- [Your instructions] Can you set down, exactly as they appear below, the lines from the opening of the material through the one bearing "100.42 100.46 100.39", minus the pictures?

- [Given information]
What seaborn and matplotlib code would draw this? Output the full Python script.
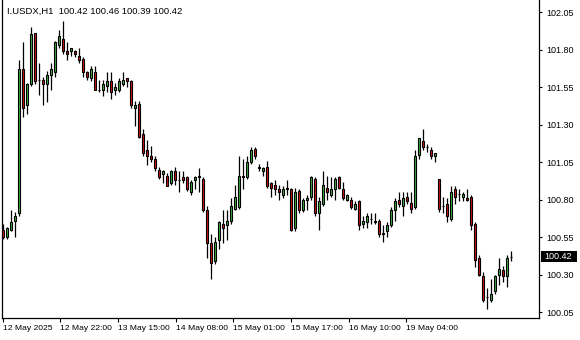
import numpy as np
import pandas as pd
import seaborn as sns
import matplotlib
matplotlib.use("Agg")
import matplotlib.pyplot as plt
from matplotlib.patches import Rectangle
import matplotlib.transforms as mtransforms

# ---------------- data ----------------
symbol_title = "I.USDX,H1  100.42 100.46 100.39 100.42"

open_ = [100.60, 100.55, 100.60, 100.66, 100.71, 101.67, 101.43, 101.57, 101.91, 101.60,
         101.60, 101.57, 101.63, 101.65, 101.83, 101.87, 101.79, 101.79, 101.79, 101.76,
         101.74, 101.65, 101.61, 101.65, 101.53, 101.53, 101.56, 101.59, 101.53, 101.53,
         101.57, 101.61, 101.59, 101.41, 101.44, 101.24, 101.13, 101.09, 101.07, 101.00,
         100.97, 100.96, 100.91, 100.99, 100.93, 100.95, 100.95, 100.85, 100.93, 100.96,
         100.94, 100.73, 100.51, 100.39, 100.53, 100.64, 100.63, 100.66, 100.74, 100.75,
         100.96, 100.95, 101.05, 101.14, 101.02, 100.99, 101.02, 100.91, 100.90, 100.87,
         100.83, 100.88, 100.87, 100.61, 100.86, 100.73, 100.80, 100.82, 100.94, 100.71,
         100.77, 100.88, 100.83, 100.87, 100.95, 100.87, 100.80, 100.80, 100.74, 100.79,
         100.64, 100.65, 100.67, 100.66, 100.66, 100.58, 100.59, 100.63, 100.73, 100.80,
         100.76, 100.82, 100.78, 100.75, 101.10, 101.19, 101.15, 101.13, 101.09, 100.94,
         100.76, 100.77, 100.67, 100.87, 100.84, 100.82, 100.81, 100.82, 100.64, 100.41,
         100.29, 100.15, 100.13, 100.19, 100.30, 100.33, 100.29, 100.42]
high = [100.64, 100.62, 100.73, 100.72, 101.73, 101.85, 101.58, 101.95, 101.91, 101.71,
        101.62, 101.66, 101.71, 101.86, 101.93, 101.99, 101.85, 101.81, 101.80, 101.81,
        101.75, 101.66, 101.69, 101.69, 101.60, 101.60, 101.65, 101.65, 101.58, 101.61,
        101.65, 101.61, 101.60, 101.46, 101.46, 101.27, 101.20, 101.16, 101.09, 101.02,
        101.00, 100.98, 101.00, 101.02, 100.99, 100.99, 100.96, 100.93, 100.96, 101.01,
        100.95, 100.76, 100.57, 100.55, 100.66, 100.73, 100.73, 100.81, 100.90, 101.09,
        101.07, 101.09, 101.15, 101.15, 101.04, 101.02, 101.06, 100.92, 100.93, 100.90,
        100.89, 100.93, 100.88, 100.88, 100.87, 100.81, 100.83, 100.96, 100.95, 100.82,
        100.99, 100.96, 100.95, 100.95, 100.96, 100.92, 100.84, 100.82, 100.79, 100.80,
        100.69, 100.71, 100.71, 100.71, 100.67, 100.63, 100.65, 100.75, 100.81, 100.85,
        100.85, 100.85, 100.85, 101.13, 101.21, 101.27, 101.17, 101.15, 101.11, 100.94,
        100.82, 100.81, 100.89, 100.89, 100.87, 100.85, 100.87, 100.83, 100.65, 100.43,
        100.32, 100.21, 100.27, 100.30, 100.41, 100.36, 100.43, 100.46]
low = [100.54, 100.54, 100.59, 100.55, 100.69, 101.35, 101.37, 101.56, 101.57, 101.50,
       101.43, 101.45, 101.53, 101.62, 101.81, 101.77, 101.73, 101.76, 101.75, 101.71,
       101.62, 101.60, 101.59, 101.53, 101.52, 101.49, 101.52, 101.47, 101.50, 101.52,
       101.56, 101.55, 101.41, 101.29, 101.21, 101.09, 101.03, 101.05, 100.99, 100.94,
       100.91, 100.89, 100.90, 100.90, 100.85, 100.91, 100.86, 100.83, 100.87, 100.85,
       100.72, 100.41, 100.27, 100.37, 100.47, 100.51, 100.53, 100.64, 100.73, 100.74,
       100.87, 100.94, 101.04, 101.07, 100.99, 100.96, 100.88, 100.82, 100.83, 100.80,
       100.81, 100.83, 100.59, 100.59, 100.71, 100.72, 100.73, 100.80, 100.69, 100.60,
       100.76, 100.80, 100.82, 100.80, 100.87, 100.80, 100.79, 100.74, 100.73, 100.60,
       100.61, 100.61, 100.64, 100.64, 100.55, 100.52, 100.55, 100.62, 100.66, 100.75,
       100.69, 100.77, 100.71, 100.74, 101.07, 101.13, 101.12, 101.07, 101.05, 100.72,
       100.71, 100.65, 100.66, 100.77, 100.79, 100.79, 100.79, 100.60, 100.35, 100.29,
       100.12, 100.07, 100.12, 100.17, 100.23, 100.25, 100.22, 100.39]
close = [100.55, 100.61, 100.65, 100.69, 101.67, 101.41, 101.57, 101.90, 101.59, 101.60,
         101.57, 101.63, 101.67, 101.85, 101.89, 101.79, 101.77, 101.81, 101.77, 101.73,
         101.65, 101.62, 101.67, 101.53, 101.53, 101.57, 101.59, 101.52, 101.55, 101.59,
         101.60, 101.59, 101.43, 101.43, 101.22, 101.11, 101.09, 101.07, 101.01, 100.95,
         100.99, 100.89, 100.99, 100.93, 100.93, 100.93, 100.87, 100.92, 100.95, 100.95,
         100.73, 100.51, 100.38, 100.52, 100.65, 100.61, 100.66, 100.76, 100.82, 100.96,
         100.95, 101.05, 101.13, 101.09, 101.01, 101.01, 100.89, 100.88, 100.87, 100.85,
         100.87, 100.87, 100.60, 100.85, 100.73, 100.80, 100.81, 100.95, 100.71, 100.79,
         100.90, 100.85, 100.87, 100.94, 100.88, 100.81, 100.83, 100.75, 100.77, 100.63,
         100.66, 100.69, 100.67, 100.65, 100.57, 100.57, 100.63, 100.73, 100.79, 100.77,
         100.81, 100.79, 100.74, 101.09, 101.21, 101.15, 101.15, 101.09, 101.11, 100.74,
         100.76, 100.69, 100.85, 100.82, 100.84, 100.84, 100.80, 100.63, 100.40, 100.30,
         100.13, 100.15, 100.17, 100.29, 100.34, 100.29, 100.41, 100.42]

y_ticks = [100.05, 100.30, 100.55, 100.80, 101.05, 101.30, 101.55, 101.80, 102.05]
x_tick_labels = ["12 May 2025", "12 May 22:00", "13 May 15:00", "14 May 08:00",
                 "15 May 01:00", "15 May 17:00", "16 May 10:00", "19 May 04:00"]
last_price = 100.42

# ---------------- layout / style ----------------
W, H = 580, 340
x_tick_pos = [-0.15, 14.25, 28.7, 43.1, 57.5, 71.9, 86.35, 100.75]
BULL = "#3cb03c"
BEAR = "#cc1414"

sns.set_style("white")
plt.rcParams["font.family"] = ["Liberation Sans", "DejaVu Sans"]

df = pd.DataFrame({"open": open_, "high": high, "low": low, "close": close})
df["idx"] = np.arange(len(df))
df["bull"] = df["close"] >= df["open"]
df["bottom"] = df[["open", "close"]].min(axis=1)
df["height"] = (df["close"] - df["open"]).abs()

fig = plt.figure(figsize=(W / 100, H / 100), dpi=100)
ax = fig.add_axes([2 / W, 22 / H, 537 / W, 318 / H])

# wicks
ax.vlines(df["idx"], df["low"], df["high"], color="black", linewidth=0.9, zorder=2)
# bodies
colors = np.where(df["bull"], BULL, BEAR)
ax.bar(df["idx"], df["height"], bottom=df["bottom"], width=0.5, color=colors,
       edgecolor="black", linewidth=0.8, zorder=3)

ax.set_xlim(-0.325, 133.925)
ax.set_ylim(100.01, 102.13)

# spines
for s in ["left", "bottom", "right"]:
    ax.spines[s].set_visible(True)
    ax.spines[s].set_color("black")
    ax.spines[s].set_linewidth(0.9)
ax.spines["top"].set_visible(False)

# y axis on right
ax.yaxis.tick_right()
ax.set_yticks(y_ticks)
ax.set_yticklabels([f"{v:.2f}" for v in y_ticks])
ax.tick_params(axis="y", which="both", right=True, left=False, length=2.5,
               width=0.8, pad=2.5, labelsize=6.5, colors="black", direction="out")

# x axis
ax.set_xticks(x_tick_pos)
ax.set_xticklabels(x_tick_labels, ha="left")
ax.tick_params(axis="x", which="both", bottom=True, length=3, width=0.8, pad=2,
               labelsize=6.1, colors="black", direction="out")
for lbl in ax.get_xticklabels():
    lbl.set_horizontalalignment("left")

# title
ax.text(5 / 537, 1 - 11 / 318, symbol_title, transform=ax.transAxes, ha="left",
        va="center", fontsize=6.8, color="black")

# last price tag
trans = mtransforms.blended_transform_factory(ax.transAxes, ax.transData)
box_h = 11.4 / 150
ax.add_patch(Rectangle((1 + 1.5 / 537, last_price - box_h / 2), 36 / 537, box_h,
                       transform=trans, facecolor="black", edgecolor="none",
                       clip_on=False, zorder=5))
ax.text(1 + 19.5 / 537, last_price, f"{last_price:.2f}", transform=trans,
        ha="center", va="center", fontsize=6.5, color="white", zorder=6)

fig.savefig("out.png", dpi=100, facecolor="white")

- [Task result]
What seaborn and matplotlib code would draw this? Output the full Python script.
import numpy as np
import pandas as pd
import seaborn as sns
import matplotlib
matplotlib.use("Agg")
import matplotlib.pyplot as plt
from matplotlib.patches import Rectangle
import matplotlib.transforms as mtransforms

# ---------------- data ----------------
symbol_title = "I.USDX,H1  100.42 100.46 100.39 100.42"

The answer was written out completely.